Visto che tutti abbiamo condiviso la stessa esperienza, mi chiedo ora perché il figlio della mia amica è scappato e non si è preoccupato all’arrivo di istruire bene i suoi figli sul modo di comportarsi? Perché, prima di tornare nella sua città, andare in traghetto o in aereo, non ha fatto fare ai suoi ragazzi il tampone sull’isola, limitando così il rischio diffusione in altri luoghi? Perché “quelli della Pantogia”, se davvero sono in quarantena, vanno in spiaggia? Non c’è nessuno che controlla? Oppure questa voce è falsa e inventata da qualcuno?

Probabilmente notizie vere e notizie false si mischiano per il solo gusto di ingigantire un problema già di per sé enorme. E un fatto che mi disturba molto e che trovo incivile. Mi provoca la stessa sensazione di quando, persone assai arrabbiate con il governo, gridano ai 4 venti che loro evadono le tasse o chiedono il bonus sottolineando di non averne bisogno: “Tanto l’Italia non merita niente”. Ma l’Italia non siamo noi? È sempre il vecchio problema: si cerca una scusa, la più facile, per i propri comportamenti meschini. “Piove, governo ladro!”, è una battuta di spirito che è diventata uno stile di vita.

Oltre ai moniti da fuori, però mi hanno colpito in queste 24 ore anche alcuni comportamenti “dentro”. Forse armata di ottimismo, ma anche di mascherina, sono andata una volta al ristorante, una volta al bar e una volta in un circolo di cui sono socia. In luglio, in Sardegna, tutto il personale o i camerieri con cui ho avuto a che fare indossavano la mascherina anche all’aperto. In queste 24 ore invece nelle tre occasioni che ho avuto di uscire dal perimetro di casa, i lavoratori tenevano la mascherina abbassata, sul mento, come nelle barzellette. Ho provato a sollecitare l’uso corretto di questi strumenti, con il garbo di cui sono capace e in tutti i casi ho avuto l medesima reazione di insofferenza.

“Noi siamo qui a lavorare e voi venite a divertirvi e questa è la situazione nella quale ci troviamo”. “Tanto fra un po’ chiudiamo tutto”. “Io mi preoccupo per mia madre”. “Il lavoro mi serve ma la vita conta di più”. “Non ha visto quello che sta succedendo? Lo sa che la mascherina mi da delle apnee? E poi a che serve?” “Sa quante persone vengono qui senza mascherina?”. Non replico oltre perché i miei interlocutori sono piuttosto arrabbiati e temo che non riuscirò a farmi ascoltare. Vedo però quanto rancore c’è nell’irrazionalità di questi argomenti e comportamenti. Certo il mio campione è limitato nel tempo e nei numeri.

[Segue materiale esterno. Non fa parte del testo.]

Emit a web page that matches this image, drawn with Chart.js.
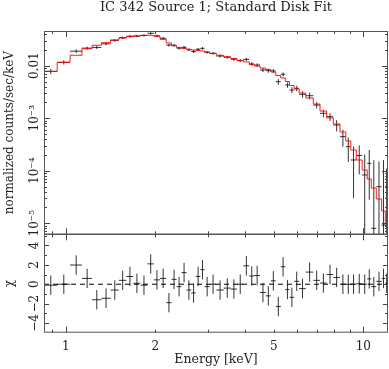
<!DOCTYPE html>
<html>
<head>
<meta charset="utf-8">
<script src="https://cdn.jsdelivr.net/npm/chart.js@4.4.0/dist/chart.umd.min.js"></script>
<style>
  html, body { margin: 0; padding: 0; background: #fff; }
  #wrap { width: 389px; height: 369px; }
</style>
</head>
<body>
<div id="wrap"><canvas id="spec" width="389" height="369"></canvas></div>
<script>
'use strict';

// DATA
// energy bin edges in keV, one more than the number of bins
let binEdges = [0.845, 0.936, 1.034, 1.134, 1.226, 1.317, 1.415, 1.508, 1.599, 1.688,
  1.781, 1.883, 1.977, 2.074, 2.176, 2.268, 2.357, 2.450, 2.547, 2.641,
  2.737, 2.834, 2.927, 3.047, 3.207, 3.396, 3.585, 3.763, 3.954, 4.138,
  4.300, 4.497, 4.704, 4.889, 5.082, 5.282, 5.469, 5.650, 5.859, 6.090,
  6.409, 6.793, 7.154, 7.534, 7.929, 8.350, 8.734, 9.078, 9.473, 9.915,
  10.31, 10.64, 11.06, 11.53, 11.86, 12.11];

// normalized counts/sec/keV
let counts = [0.0078, 0.0116, 0.0189, 0.0216, 0.0223, 0.0261, 0.0304, 0.0341, 0.0364, 0.0368,
  0.0377, 0.0414, 0.0370, 0.0333, 0.0247, 0.0245, 0.0216, 0.0224, 0.0201, 0.0186,
  0.0206, 0.0214, 0.0180, 0.0172, 0.0153, 0.0145, 0.0133, 0.0125, 0.0132, 0.0108,
  0.0103, 0.00828, 0.00803, 0.00793, 0.00496, 0.00686, 0.00429, 0.00344, 0.00371, 0.00285,
  0.00268, 0.00178, 0.00124, 0.00107, 0.00074, 0.000445, 0.000287, 0.00016, 0.000195, 0.000083,
  0.000138, 0.000008, 0.0000496, 0.0000092, 0.00005];

let countErr = [0.0009, 0.0011, 0.0015, 0.0015, 0.0015, 0.0016, 0.0018, 0.0019, 0.002, 0.002,
  0.002, 0.0021, 0.002, 0.0019, 0.0015, 0.0015, 0.0013, 0.0013, 0.0012, 0.0012,
  0.0012, 0.0012, 0.0011, 0.0011, 0.0010, 0.0010, 0.0009, 0.0009, 0.0009, 0.0008,
  0.0008, 0.0007, 0.0007, 0.0007, 0.0006, 0.0006, 0.0005, 0.00045, 0.00045, 0.0004,
  0.0004, 0.00025, 0.0002, 0.00018, 0.00018, 0.00016, 0.00014, 0.00013, 0.00011, 0.00012,
  0.00011, 0.00015, 0.0001, 0.00015, 0.00006];

// folded disk model
let modelCounts = [0.00781, 0.0116, 0.0158, 0.0211, 0.0245, 0.0274, 0.0309, 0.0337, 0.0357, 0.0368,
  0.0379, 0.0379, 0.0363, 0.0318, 0.0271, 0.0240, 0.0222, 0.0213, 0.0206, 0.0199,
  0.0195, 0.0191, 0.0182, 0.0171, 0.0158, 0.0148, 0.0137, 0.0126, 0.0118, 0.0105,
  0.00987, 0.00904, 0.00846, 0.00759, 0.00651, 0.00583, 0.0050, 0.0042, 0.0036, 0.00302,
  0.00243, 0.00186, 0.00137, 0.00101, 0.000776, 0.000546, 0.000368, 0.000248, 0.00016, 0.000103,
  0.0000695, 0.0000468, 0.0000289, 0.0000171, 0.00000885];

// residuals (data - model) / error
let chi = [-0.1, 0, 1.98, 0.6, -1.6, -1.45, -0.6, 0.4, 0.8, 0.1,
  -0.1, 2.1, 0.45, 0.6, -1.9, 0.5, -0.25, 1.2, -0.6, -0.9,
  0.8, 1.5, -0.25, 0, -0.6, -0.4, -0.5, 0, 1.9, 0.85,
  0.9, -0.85, -1.2, 0.35, -2.3, 1.8, -0.55, -1.35, 0.3, -0.45,
  1.25, 0.4, 0.12, 1.0, 0.7, 0, 0, 0, 0.05, 0,
  0.55, -0.25, 0.3, 0.6, 0.1];

let energyTicks = [1, 2, 5, 10];
let countTicks = [1e-2, 1e-3, 1e-4, 1e-5];
let chiTicks = [-4, -2, 0, 2, 4];

const X_MIN = 0.845, X_MAX = 12.11;
const Y_MIN = 6.15e-6, Y_MAX = 0.0458;
const CHI_MIN = -5, CHI_MAX = 5.15;

const FONT = 'DejaVu Serif';
const INK = '#222';

// HELPERS
const SUP = {'-': '\u207B', '0': '\u2070', '1': '\u00B9', '2': '\u00B2', '3': '\u00B3',
  '4': '\u2074', '5': '\u2075', '6': '\u2076', '7': '\u2077', '8': '\u2078', '9': '\u2079'};

function powerLabel(v){
  if (v === 0.01) return '0.01';
  let exp = String(Math.round(Math.log10(v)));
  return '10' + exp.split('').map(c => SUP[c]).join('');
}

// one cross per bin: horizontal = bin width, vertical = error bar
function crossPoints(vals, errs, floor){
  let pts = [];
  for (let i = 0; i < vals.length; i++) {
    let lo = binEdges[i];
    let hi = binEdges[i + 1];
    let mid = (lo + hi) / 2;
    let e = Array.isArray(errs) ? errs[i] : errs;
    pts.push({x: lo, y: vals[i]}, {x: hi, y: vals[i]}, {x: mid, y: null});
    pts.push({x: mid, y: Math.max(vals[i] - e, floor)}, {x: mid, y: vals[i] + e}, {x: mid, y: null});
  }
  return pts;
}

function stepPoints(vals){
  let pts = vals.map((v, i) => ({x: binEdges[i], y: v}));
  pts.push({x: binEdges[vals.length], y: vals[vals.length - 1]});
  return pts;
}

// inside ticks + panel frames, placed with the chart's own scales
const frameTicks = {
  id: 'frameTicks',
  afterDatasetsDraw(chart){
    const ctx = chart.ctx;
    const xs = chart.scales.x;
    const yf = chart.scales.yFlux;
    const yr = chart.scales.yRes;
    const L = xs.left, R = xs.right;

    ctx.save();
    ctx.strokeStyle = '#444';
    ctx.lineWidth = 1;
    ctx.beginPath();

    // energy ticks on the top/bottom of both panels
    for (let dec = 0.1; dec <= 10; dec *= 10) {
      for (let m = 1; m <= 9; m++) {
        let v = m * dec;
        if (v < X_MIN || v > X_MAX) continue;
        let px = Math.round(xs.getPixelForValue(v)) + 0.5;
        let len = m === 1 ? 6 : 3;
        [yf.top, yr.top].forEach(t => { ctx.moveTo(px, t); ctx.lineTo(px, t + len); });
        [yf.bottom, yr.bottom].forEach(b => { ctx.moveTo(px, b); ctx.lineTo(px, b - len); });
      }
    }

    // log ticks on the flux panel
    for (let dec = 1e-6; dec <= 0.01; dec *= 10) {
      for (let m = 1; m <= 9; m++) {
        let v = m * dec;
        if (v < Y_MIN || v > Y_MAX) continue;
        let py = Math.round(yf.getPixelForValue(v)) + 0.5;
        let len = m === 1 ? 6 : 3;
        ctx.moveTo(L, py); ctx.lineTo(L + len, py);
        ctx.moveTo(R, py); ctx.lineTo(R - len, py);
      }
    }

    // chi ticks
    for (let v = -4; v <= 5; v++) {
      let py = Math.round(yr.getPixelForValue(v)) + 0.5;
      let len = v % 2 === 0 ? 5 : 3;
      ctx.moveTo(L, py); ctx.lineTo(L + len, py);
      ctx.moveTo(R, py); ctx.lineTo(R - len, py);
    }
    ctx.stroke();

    // frames
    ctx.strokeStyle = '#555';
    ctx.strokeRect(L + 0.5, yf.top + 0.5, R - L - 1, yr.bottom - yf.top - 1);
    ctx.lineWidth = 1.6;
    ctx.beginPath();
    ctx.moveTo(L, yf.bottom);
    ctx.lineTo(R, yf.bottom);
    ctx.stroke();
    ctx.restore();
  }
};

// CHART
let ctx = document.getElementById('spec');

let spectrumChart = new Chart(ctx, {
  type: 'line',
  data: {
    datasets: [
      {
        label: 'model',
        data: stepPoints(modelCounts),
        yAxisID: 'yFlux',
        stepped: 'before',
        borderColor: 'rgba(255,0,0,0.9)',
        borderWidth: 1,
        pointRadius: 0
      },
      {
        label: 'data',
        data: crossPoints(counts, countErr, Y_MIN),
        yAxisID: 'yFlux',
        borderColor: 'rgba(0,0,0,0.8)',
        borderWidth: 1,
        pointRadius: 0,
        spanGaps: false
      },
      {
        label: 'zero',
        data: [{x: X_MIN, y: 0}, {x: X_MAX, y: 0}],
        yAxisID: 'yRes',
        borderColor: '#000',
        borderWidth: 1,
        borderDash: [5, 4],
        pointRadius: 0
      },
      {
        label: 'residuals',
        data: crossPoints(chi, 1, CHI_MIN),
        yAxisID: 'yRes',
        borderColor: 'rgba(0,0,0,0.8)',
        borderWidth: 1,
        pointRadius: 0,
        spanGaps: false
      }
    ]
  },
  options: {
    responsive: false,
    animation: false,
    devicePixelRatio: 1,
    events: [],
    layout: { padding: { left: 0, right: 1, top: 0, bottom: 0 } },
    plugins: {
      legend: { display: false },
      tooltip: { enabled: false },
      title: {
        display: true,
        fullSize: false,
        text: 'IC 342 Source 1; Standard Disk Fit',
        color: INK,
        font: { family: FONT, size: 13, weight: 'normal', lineHeight: 1.2 },
        padding: { top: 0, bottom: 15.4 }
      }
    },
    scales: {
      x: {
        type: 'logarithmic',
        min: X_MIN,
        max: X_MAX,
        grid: { display: false },
        border: { display: false },
        afterBuildTicks: (ax) => { ax.ticks = energyTicks.map(v => ({value: v})); },
        afterFit: (ax) => { ax.height = 36.3; },
        ticks: {
          autoSkip: false,
          maxRotation: 0,
          padding: -1,
          color: INK,
          font: { family: FONT, size: 12 },
          callback: (v) => String(v)
        },
        title: {
          display: true,
          text: 'Energy [keV]',
          color: INK,
          font: { family: FONT, size: 12.5, lineHeight: 1.2 },
          padding: { top: 0, bottom: 1.5 }
        }
      },
      yRes: {
        type: 'linear',
        position: 'left',
        stack: 'panels',
        stackWeight: 1,
        min: CHI_MIN,
        max: CHI_MAX,
        grid: { display: false },
        border: { display: false },
        afterBuildTicks: (ax) => { ax.ticks = chiTicks.map(v => ({value: v})); },
        afterFit: (ax) => { ax.width = 44; },
        ticks: {
          autoSkip: false,
          minRotation: 90,
          maxRotation: 90,
          crossAlign: 'center',
          padding: -8,
          color: INK,
          font: { family: FONT, size: 12 },
          callback: (v) => v < 0 ? '\u2212' + Math.abs(v) : String(v)
        },
        title: {
          display: true,
          text: '\u03C7',
          color: INK,
          font: { family: FONT, size: 12, lineHeight: 1.2 },
          padding: { top: 2.8, bottom: 0 }
        }
      },
      yFlux: {
        type: 'logarithmic',
        position: 'left',
        stack: 'panels',
        stackWeight: 2.066,
        min: Y_MIN,
        max: Y_MAX,
        grid: { display: false },
        border: { display: false },
        afterBuildTicks: (ax) => { ax.ticks = countTicks.map(v => ({value: v})); },
        afterFit: (ax) => { ax.width = 44; },
        ticks: {
          autoSkip: false,
          minRotation: 90,
          maxRotation: 90,
          crossAlign: 'center',
          padding: -12.5,
          color: INK,
          font: { family: FONT, size: 12 },
          callback: (v) => powerLabel(v)
        },
        title: {
          display: true,
          text: 'normalized counts/sec/keV',
          color: INK,
          font: { family: FONT, size: 12, lineHeight: 1.2 },
          padding: { top: 2.8, bottom: 0 }
        }
      }
    }
  },
  plugins: [frameTicks]
});
</script>
</body>
</html>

Però, vorrei dire a queste persone che, se il tasso di contagio è in crescita bisogna essere ancora più rigorosi. Fregarsene perché il virus sta dilagando, perché alcuni turisti si sono comportati male e non hanno istruito adeguatamente i loro figli, è quanto di peggio si possa fare. Non tutela certo la mamma del cameriere arrabbiato, anzi la pone più a rischio. E non serve a cancellare quanto accaduto fin qui. Serve solo ad aumentare il pericolo per tutti coloro che sono sull’isola. Se tutti cercassimo di agire nel migliore dei modi, gli uni per gli altri potremmo avere delle possibilità, come è stato a giugno, quando timidi abbiamo rimesso il naso fuori dalle nostre case, con tutte le precauzioni del caso.

Lo so, sembra il predicozzo della domenica di uno che non ha nemmeno l’autorevolezza per farlo. Credo però che in momenti come questo fare un bel respiro (fuori dalla mascherina quando si è da soli) prima di parlare e di agire sia davvero indispensabile.